Look, I'm not here to argue with you. You wrote a four line poem and three of the lines were good but one wasn't, and I said so and why. That makes you a better poet than not. I only had an issue with one line out of four lines—you did good overall. But then you talked about how in your opinion it was an easy association when it's objectively not. I apologize for saying "you're no Ezra Pound", that's on me—I shouldn't have said something so dismissive for such a petty reason. I'm sorry. But don't turn this into something big, just take my criticism. It's good criticism.
Thank you for this. I'm a better man, having learned from this ordeal.
Good criticism is not "this is bad" good criticism is "this is bad, this why, this how to do it" I gave you the explanation of my mental process in picking the pink clouds, which is logical and objectively easy to grasp:
Pink see-thru filter
"through pink clouds"
Same as "rose coloured glasses" but I made it fresh and thematically fitting.
If you are a good critic and a good poet, show me how you would of reworked the idiom "rose coloured glasses" in a way that is fresh, thematically fitting, and also within the limitations of imagist minimalism (1 line, fewest words)
I am genuinely curious. 🙂
You can't see through clouds, hence the main reason it doesn't work.
Rivers would work better, and is more thematically rich.
Nostalgia, the only loyal friend
we get drunk on aged whiskey
gazing on sunsets
through pink rivers
Good luck with your future endeavors! :]
Explain yourself, how is that thematically fitting, that would mean that I am gazing at a sunset from a river, I am in the desert??
At this point you're just disagreeing with me for disagreements sake, and I won't be wasting my time on that. Good luck, man.
Wonderful! @uneven spruce has just progressed to level 3!
Bye bye, thank you for feedback ❤️ was very helpful insight, I will be chilling in the river watching sunsets in the desert now, thank you for the wonderful display of criticism it made my day ❤️ much love.
i think "through rose colored clouds" could work better in this case
but i like the symbolism
In the Desert under Shade
@tepid ember
I feel like if you were perverbially wearing rose colored glasses, the clouds would appear pink, no? So, that tracks for me.
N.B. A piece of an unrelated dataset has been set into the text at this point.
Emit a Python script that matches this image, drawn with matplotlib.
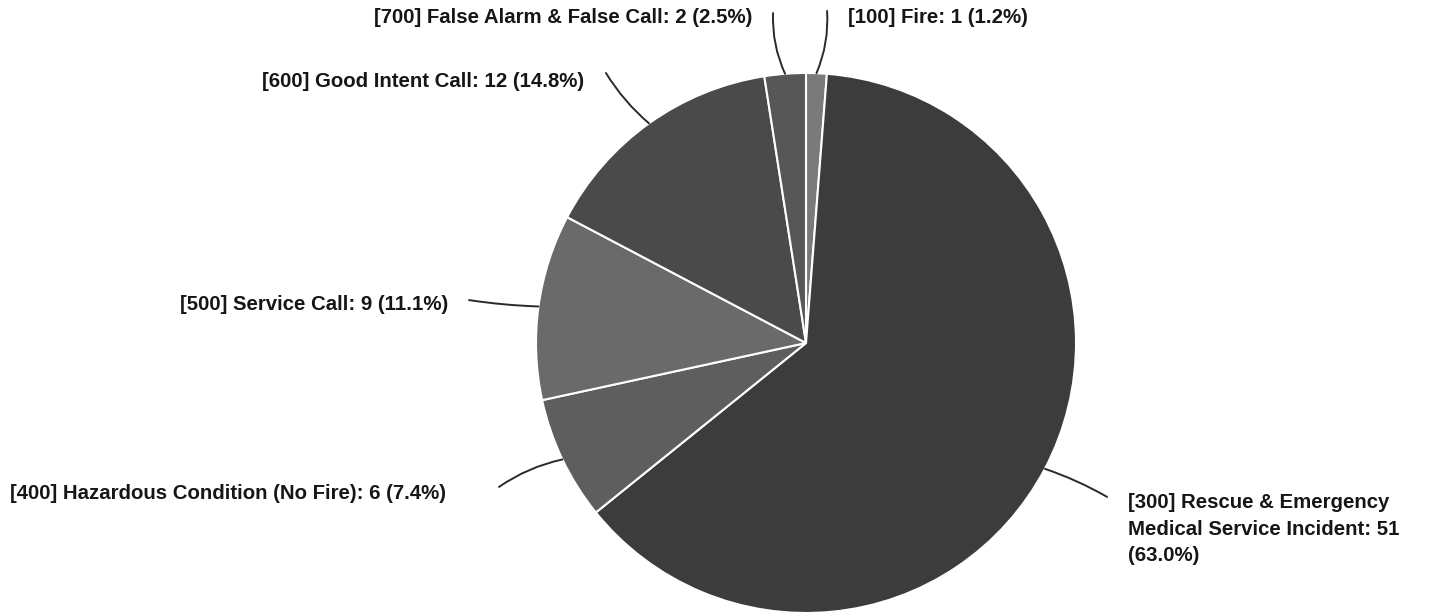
import numpy as np
import matplotlib.pyplot as plt

# incident types, clockwise from 12 o'clock
codes = ['100', '300', '400', '500', '600', '700']
names = ['Fire', 'Rescue & Emergency\nMedical Service Incident', 'Hazardous Condition (No Fire)',
         'Service Call', 'Good Intent Call', 'False Alarm & False Call']
counts = [1, 51, 6, 9, 12, 2]
percents = ['1.2%', '63.0%', '7.4%', '11.1%', '14.8%', '2.5%']

greys = ['#7a7a7a', '#3c3c3c', '#5e5e5e', '#6a6a6a', '#4a4a4a', '#575757']

# label layout in pie-radius units: (text x, text y, leader end x, leader end y, ha, curve)
layout = {
    '100': (0.156, 1.204, 0.078, 1.230, 'left', -0.12),
    '300': (1.193, -0.689, 1.115, -0.570, 'left', 0.05),
    '400': (-1.333, -0.559, -1.137, -0.533, 'right', -0.1),
    '500': (-1.326, 0.141, -1.248, 0.159, 'right', 0.03),
    '600': (-0.822, 0.970, -0.741, 1.000, 'right', 0.08),
    '700': (-0.200, 1.204, -0.122, 1.222, 'right', 0.12),
}

fig = plt.figure(figsize=(14.32, 6.16), dpi=100)
cx, cy, r = 806, 343, 270
ax = fig.add_axes([(cx - r) / 1432, (616 - cy - r) / 616, 2 * r / 1432, 2 * r / 616])

wedges, _ = ax.pie(counts, colors=greys, startangle=90, counterclock=False,
                   wedgeprops=dict(edgecolor='white', linewidth=1.5))
ax.set_xlim(-1, 1)
ax.set_ylim(-1, 1)
ax.set_aspect('equal')
ax.axis('off')

for w, code, name, n, p in zip(wedges, codes, names, counts, percents):
    ang = np.deg2rad((w.theta1 + w.theta2) / 2)
    x0, y0 = np.cos(ang), np.sin(ang)
    tx, ty, lx, ly, ha, rad = layout[code]
    ax.annotate('', xy=(x0, y0), xytext=(lx, ly), annotation_clip=False,
                arrowprops=dict(arrowstyle='-', color='#2a2a2a', lw=1.4,
                                shrinkA=0, shrinkB=0,
                                connectionstyle='arc3,rad=%s' % rad))
    if code == '300':
        label = '[%s] %s: %d\n(%s)' % (code, name, n, p)
        ax.text(tx, ty, label, ha=ha, va='center', fontsize=14.7, fontweight='bold',
                family='Liberation Sans', color='#161616', linespacing=1.48, clip_on=False)
    else:
        label = '[%s] %s: %d (%s)' % (code, name, n, p)
        ax.text(tx, ty, label, ha=ha, va='center', fontsize=14.7, fontweight='bold',
                family='Liberation Sans', color='#161616', clip_on=False)

fig.savefig('out.png', dpi=100, facecolor='white')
How would you know that thats what you meant? I wouldn't as the reader know that's what you meant, but with the title and the scene the poem paints, im in the desert, during a sunset, drinking whiskey in the shade, comfy chair, nice large frilly cloth umbrella, feet kicked up, I'm dwelling heavily on a lot of my happy memories, and some sad, as the sunset begins, it casts a pink hue over all the clouds and the red sand of the desert, it seems warm and pleasant and made just for my nostalgia and melancholic bitter sweet remembrances.
I've read so many poems that I didn't understand the references or nuances, so I asked for clarification.
It didn't detract from the poem because I didn't get it, its all subjective. I don't have to understand and comprehend every line to understand and feel the expression.
I can't relate and don't get this poem past "nostalgia, the only loyal friend,"
But I can perceive the scene and expression none the less.
I love how you painted the scene, that is the kind of vibe I wanted to convey.
That's the essence of it, is this bittersweet mix of feelings, scorching in the isolated desert and finding a moment of reprieve, of reflection, of meeting the nostalgia as a good friend that always stays, getting drunk on memories that have aged and matured, gazing upon the very things that causes you pain, that are fading in the past, that has ended and looking at it with love and bitter sweetness.
Every word choice was deliberate to that end, even the small ones you might not think twice about carry weight.
But the fact you felt the bittersweet core without needing to dissect it means the poem's doing its job.